*Data extract*:

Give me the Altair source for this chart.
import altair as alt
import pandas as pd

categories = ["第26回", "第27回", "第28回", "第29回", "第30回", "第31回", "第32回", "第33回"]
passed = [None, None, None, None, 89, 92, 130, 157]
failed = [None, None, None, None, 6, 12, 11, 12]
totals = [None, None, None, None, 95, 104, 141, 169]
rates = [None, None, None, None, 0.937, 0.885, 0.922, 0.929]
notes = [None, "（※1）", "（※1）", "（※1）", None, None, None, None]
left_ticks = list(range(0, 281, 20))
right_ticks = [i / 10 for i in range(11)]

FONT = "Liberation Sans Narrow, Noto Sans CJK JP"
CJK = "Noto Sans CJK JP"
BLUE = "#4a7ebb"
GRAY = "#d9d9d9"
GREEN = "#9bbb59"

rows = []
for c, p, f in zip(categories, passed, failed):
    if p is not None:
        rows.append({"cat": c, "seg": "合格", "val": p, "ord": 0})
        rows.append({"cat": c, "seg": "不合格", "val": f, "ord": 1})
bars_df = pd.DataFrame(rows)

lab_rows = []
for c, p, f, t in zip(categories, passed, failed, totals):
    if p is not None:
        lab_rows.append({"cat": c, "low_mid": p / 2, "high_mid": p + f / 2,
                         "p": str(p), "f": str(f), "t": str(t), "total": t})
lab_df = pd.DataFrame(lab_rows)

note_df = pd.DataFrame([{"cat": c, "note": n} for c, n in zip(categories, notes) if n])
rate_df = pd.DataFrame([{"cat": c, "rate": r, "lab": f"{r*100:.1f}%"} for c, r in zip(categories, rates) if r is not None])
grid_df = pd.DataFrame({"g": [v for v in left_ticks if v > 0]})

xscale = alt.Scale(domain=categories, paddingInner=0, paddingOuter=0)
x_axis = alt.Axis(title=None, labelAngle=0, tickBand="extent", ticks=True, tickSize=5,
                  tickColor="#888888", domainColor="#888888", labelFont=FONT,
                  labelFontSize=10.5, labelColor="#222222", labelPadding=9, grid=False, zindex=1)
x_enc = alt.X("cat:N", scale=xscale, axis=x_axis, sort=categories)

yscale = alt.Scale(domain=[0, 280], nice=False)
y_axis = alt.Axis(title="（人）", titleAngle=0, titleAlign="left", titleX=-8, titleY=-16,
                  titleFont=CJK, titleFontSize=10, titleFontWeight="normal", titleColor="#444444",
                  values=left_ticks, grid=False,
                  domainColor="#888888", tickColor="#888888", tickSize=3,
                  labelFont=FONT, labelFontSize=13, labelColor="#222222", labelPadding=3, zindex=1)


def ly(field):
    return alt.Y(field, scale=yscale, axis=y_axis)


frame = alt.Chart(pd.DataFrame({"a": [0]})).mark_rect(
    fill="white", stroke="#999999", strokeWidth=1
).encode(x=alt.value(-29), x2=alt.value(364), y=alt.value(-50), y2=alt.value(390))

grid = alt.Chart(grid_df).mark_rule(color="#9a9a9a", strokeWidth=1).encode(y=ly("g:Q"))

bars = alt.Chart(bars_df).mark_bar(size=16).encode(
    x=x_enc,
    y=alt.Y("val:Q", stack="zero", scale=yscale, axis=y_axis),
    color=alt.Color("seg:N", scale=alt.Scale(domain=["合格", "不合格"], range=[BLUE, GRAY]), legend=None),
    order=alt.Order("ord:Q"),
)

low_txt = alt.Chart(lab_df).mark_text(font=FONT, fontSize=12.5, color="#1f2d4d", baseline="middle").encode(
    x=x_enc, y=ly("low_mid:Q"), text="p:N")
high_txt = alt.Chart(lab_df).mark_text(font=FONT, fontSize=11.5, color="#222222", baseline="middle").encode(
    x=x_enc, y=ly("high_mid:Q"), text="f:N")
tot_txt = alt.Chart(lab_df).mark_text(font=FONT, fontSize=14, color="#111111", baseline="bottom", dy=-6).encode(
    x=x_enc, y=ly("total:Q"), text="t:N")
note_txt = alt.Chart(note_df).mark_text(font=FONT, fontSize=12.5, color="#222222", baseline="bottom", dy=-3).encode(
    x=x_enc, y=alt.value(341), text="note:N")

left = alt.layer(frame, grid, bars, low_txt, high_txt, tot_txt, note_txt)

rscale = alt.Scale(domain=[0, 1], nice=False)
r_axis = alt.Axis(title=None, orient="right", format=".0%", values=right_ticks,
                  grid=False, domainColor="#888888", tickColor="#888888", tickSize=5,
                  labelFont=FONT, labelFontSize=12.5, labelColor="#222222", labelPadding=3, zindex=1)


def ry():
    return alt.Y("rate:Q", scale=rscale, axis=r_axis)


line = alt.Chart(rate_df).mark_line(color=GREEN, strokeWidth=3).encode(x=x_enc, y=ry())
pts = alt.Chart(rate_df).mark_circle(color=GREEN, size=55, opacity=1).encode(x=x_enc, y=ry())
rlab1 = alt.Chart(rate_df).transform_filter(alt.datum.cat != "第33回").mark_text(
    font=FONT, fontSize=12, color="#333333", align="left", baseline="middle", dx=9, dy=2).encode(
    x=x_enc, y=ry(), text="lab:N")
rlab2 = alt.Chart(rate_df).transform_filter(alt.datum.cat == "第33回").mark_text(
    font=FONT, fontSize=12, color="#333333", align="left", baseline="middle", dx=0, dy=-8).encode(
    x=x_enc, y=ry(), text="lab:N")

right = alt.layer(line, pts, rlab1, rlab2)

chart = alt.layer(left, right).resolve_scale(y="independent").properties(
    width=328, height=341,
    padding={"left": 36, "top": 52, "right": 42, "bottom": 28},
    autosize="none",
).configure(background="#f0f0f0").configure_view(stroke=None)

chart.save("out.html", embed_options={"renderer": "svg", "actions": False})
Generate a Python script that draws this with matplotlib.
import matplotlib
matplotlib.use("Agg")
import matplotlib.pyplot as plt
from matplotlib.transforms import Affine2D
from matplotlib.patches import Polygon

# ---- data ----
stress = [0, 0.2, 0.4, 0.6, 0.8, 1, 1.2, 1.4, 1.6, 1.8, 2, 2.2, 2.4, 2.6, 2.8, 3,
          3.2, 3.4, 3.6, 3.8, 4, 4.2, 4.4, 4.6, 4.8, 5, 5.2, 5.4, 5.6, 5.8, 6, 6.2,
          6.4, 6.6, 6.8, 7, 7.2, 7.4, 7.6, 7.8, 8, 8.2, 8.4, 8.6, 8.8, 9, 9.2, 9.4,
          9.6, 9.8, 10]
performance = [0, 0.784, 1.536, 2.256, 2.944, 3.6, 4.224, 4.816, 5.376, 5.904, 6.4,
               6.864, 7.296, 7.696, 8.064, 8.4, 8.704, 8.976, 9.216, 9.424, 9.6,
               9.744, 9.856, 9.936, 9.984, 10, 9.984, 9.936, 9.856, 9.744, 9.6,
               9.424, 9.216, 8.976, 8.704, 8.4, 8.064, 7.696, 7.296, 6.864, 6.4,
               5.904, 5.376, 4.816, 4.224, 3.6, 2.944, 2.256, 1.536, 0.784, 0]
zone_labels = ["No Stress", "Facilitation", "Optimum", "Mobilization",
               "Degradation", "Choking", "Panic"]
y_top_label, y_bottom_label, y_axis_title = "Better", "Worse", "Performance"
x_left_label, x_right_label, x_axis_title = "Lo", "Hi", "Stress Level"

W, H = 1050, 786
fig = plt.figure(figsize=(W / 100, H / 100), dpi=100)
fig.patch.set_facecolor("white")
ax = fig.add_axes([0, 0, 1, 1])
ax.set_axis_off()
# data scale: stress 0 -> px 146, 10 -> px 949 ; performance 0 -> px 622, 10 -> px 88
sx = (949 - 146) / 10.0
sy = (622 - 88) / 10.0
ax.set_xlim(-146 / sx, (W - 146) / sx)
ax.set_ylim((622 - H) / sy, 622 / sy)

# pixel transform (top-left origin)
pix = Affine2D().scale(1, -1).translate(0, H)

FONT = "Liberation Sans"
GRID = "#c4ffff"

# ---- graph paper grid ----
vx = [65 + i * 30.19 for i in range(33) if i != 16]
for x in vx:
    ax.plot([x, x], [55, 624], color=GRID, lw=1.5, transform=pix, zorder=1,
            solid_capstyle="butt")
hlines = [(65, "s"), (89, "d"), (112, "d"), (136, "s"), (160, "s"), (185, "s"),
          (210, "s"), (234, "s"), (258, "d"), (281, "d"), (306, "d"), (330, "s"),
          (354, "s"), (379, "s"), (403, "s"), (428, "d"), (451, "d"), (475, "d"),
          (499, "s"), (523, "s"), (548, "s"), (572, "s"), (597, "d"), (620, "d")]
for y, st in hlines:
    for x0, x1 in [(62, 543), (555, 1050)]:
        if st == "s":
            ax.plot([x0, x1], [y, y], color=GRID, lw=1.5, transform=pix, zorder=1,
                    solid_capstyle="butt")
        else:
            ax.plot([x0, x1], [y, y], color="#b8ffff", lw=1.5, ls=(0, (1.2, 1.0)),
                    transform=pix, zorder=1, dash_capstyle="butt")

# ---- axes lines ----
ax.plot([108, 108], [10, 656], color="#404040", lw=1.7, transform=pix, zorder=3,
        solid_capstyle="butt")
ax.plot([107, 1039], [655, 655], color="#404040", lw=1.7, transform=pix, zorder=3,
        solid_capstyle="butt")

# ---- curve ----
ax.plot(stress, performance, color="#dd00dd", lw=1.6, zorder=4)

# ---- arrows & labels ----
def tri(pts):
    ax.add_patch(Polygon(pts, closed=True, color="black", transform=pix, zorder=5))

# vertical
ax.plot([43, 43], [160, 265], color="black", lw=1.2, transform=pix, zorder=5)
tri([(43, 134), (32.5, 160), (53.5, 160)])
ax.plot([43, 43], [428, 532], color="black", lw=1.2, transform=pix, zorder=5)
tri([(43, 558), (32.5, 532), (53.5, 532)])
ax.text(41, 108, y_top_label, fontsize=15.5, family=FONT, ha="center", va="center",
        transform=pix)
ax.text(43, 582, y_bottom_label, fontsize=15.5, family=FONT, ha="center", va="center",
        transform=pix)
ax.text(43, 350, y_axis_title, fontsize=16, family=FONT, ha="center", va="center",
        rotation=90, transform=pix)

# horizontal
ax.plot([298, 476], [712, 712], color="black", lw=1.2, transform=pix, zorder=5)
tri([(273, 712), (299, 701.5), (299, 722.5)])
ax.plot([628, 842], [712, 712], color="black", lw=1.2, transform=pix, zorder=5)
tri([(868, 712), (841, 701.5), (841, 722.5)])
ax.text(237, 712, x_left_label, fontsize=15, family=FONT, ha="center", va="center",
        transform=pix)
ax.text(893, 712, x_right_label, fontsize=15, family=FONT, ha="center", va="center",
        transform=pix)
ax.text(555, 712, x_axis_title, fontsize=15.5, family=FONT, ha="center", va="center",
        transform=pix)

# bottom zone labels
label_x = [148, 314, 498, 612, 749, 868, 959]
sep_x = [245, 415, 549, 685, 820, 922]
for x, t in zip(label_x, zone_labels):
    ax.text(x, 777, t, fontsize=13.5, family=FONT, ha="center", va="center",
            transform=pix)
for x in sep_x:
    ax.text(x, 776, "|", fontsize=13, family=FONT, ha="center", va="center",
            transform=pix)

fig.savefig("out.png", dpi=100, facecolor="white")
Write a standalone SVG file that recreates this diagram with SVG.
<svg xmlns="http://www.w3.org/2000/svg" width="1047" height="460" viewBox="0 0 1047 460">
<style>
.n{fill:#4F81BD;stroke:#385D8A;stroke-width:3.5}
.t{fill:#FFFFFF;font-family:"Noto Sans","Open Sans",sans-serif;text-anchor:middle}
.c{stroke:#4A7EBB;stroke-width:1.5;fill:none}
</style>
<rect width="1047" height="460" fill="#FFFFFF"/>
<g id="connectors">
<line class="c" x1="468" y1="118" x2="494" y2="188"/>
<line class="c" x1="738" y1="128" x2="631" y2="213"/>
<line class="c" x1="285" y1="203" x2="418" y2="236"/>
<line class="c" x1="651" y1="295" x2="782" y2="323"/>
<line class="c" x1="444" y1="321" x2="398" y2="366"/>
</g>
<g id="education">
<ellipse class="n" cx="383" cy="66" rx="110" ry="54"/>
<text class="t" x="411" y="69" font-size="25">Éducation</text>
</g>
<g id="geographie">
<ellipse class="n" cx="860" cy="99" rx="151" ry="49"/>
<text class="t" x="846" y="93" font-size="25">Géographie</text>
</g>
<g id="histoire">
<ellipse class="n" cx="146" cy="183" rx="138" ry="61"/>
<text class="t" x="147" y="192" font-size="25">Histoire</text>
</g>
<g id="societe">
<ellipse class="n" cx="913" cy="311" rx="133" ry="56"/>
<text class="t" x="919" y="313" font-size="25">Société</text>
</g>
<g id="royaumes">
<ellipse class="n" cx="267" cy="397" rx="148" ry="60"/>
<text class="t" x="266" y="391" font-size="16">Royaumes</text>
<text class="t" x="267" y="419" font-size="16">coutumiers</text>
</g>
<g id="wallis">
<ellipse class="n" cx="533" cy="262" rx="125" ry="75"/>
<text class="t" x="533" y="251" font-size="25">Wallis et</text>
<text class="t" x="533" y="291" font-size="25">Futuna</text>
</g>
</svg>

*Exercise brief*: Find the line that contains "Write a standalone" in the listing above. Retype it and every line after it up to the last, exactly, and nothing else.

*In response*:
Write a standalone SVG file that recreates this diagram with SVG.
<svg xmlns="http://www.w3.org/2000/svg" width="1047" height="460" viewBox="0 0 1047 460">
<style>
.n{fill:#4F81BD;stroke:#385D8A;stroke-width:3.5}
.t{fill:#FFFFFF;font-family:"Noto Sans","Open Sans",sans-serif;text-anchor:middle}
.c{stroke:#4A7EBB;stroke-width:1.5;fill:none}
</style>
<rect width="1047" height="460" fill="#FFFFFF"/>
<g id="connectors">
<line class="c" x1="468" y1="118" x2="494" y2="188"/>
<line class="c" x1="738" y1="128" x2="631" y2="213"/>
<line class="c" x1="285" y1="203" x2="418" y2="236"/>
<line class="c" x1="651" y1="295" x2="782" y2="323"/>
<line class="c" x1="444" y1="321" x2="398" y2="366"/>
</g>
<g id="education">
<ellipse class="n" cx="383" cy="66" rx="110" ry="54"/>
<text class="t" x="411" y="69" font-size="25">Éducation</text>
</g>
<g id="geographie">
<ellipse class="n" cx="860" cy="99" rx="151" ry="49"/>
<text class="t" x="846" y="93" font-size="25">Géographie</text>
</g>
<g id="histoire">
<ellipse class="n" cx="146" cy="183" rx="138" ry="61"/>
<text class="t" x="147" y="192" font-size="25">Histoire</text>
</g>
<g id="societe">
<ellipse class="n" cx="913" cy="311" rx="133" ry="56"/>
<text class="t" x="919" y="313" font-size="25">Société</text>
</g>
<g id="royaumes">
<ellipse class="n" cx="267" cy="397" rx="148" ry="60"/>
<text class="t" x="266" y="391" font-size="16">Royaumes</text>
<text class="t" x="267" y="419" font-size="16">coutumiers</text>
</g>
<g id="wallis">
<ellipse class="n" cx="533" cy="262" rx="125" ry="75"/>
<text class="t" x="533" y="251" font-size="25">Wallis et</text>
<text class="t" x="533" y="291" font-size="25">Futuna</text>
</g>
</svg>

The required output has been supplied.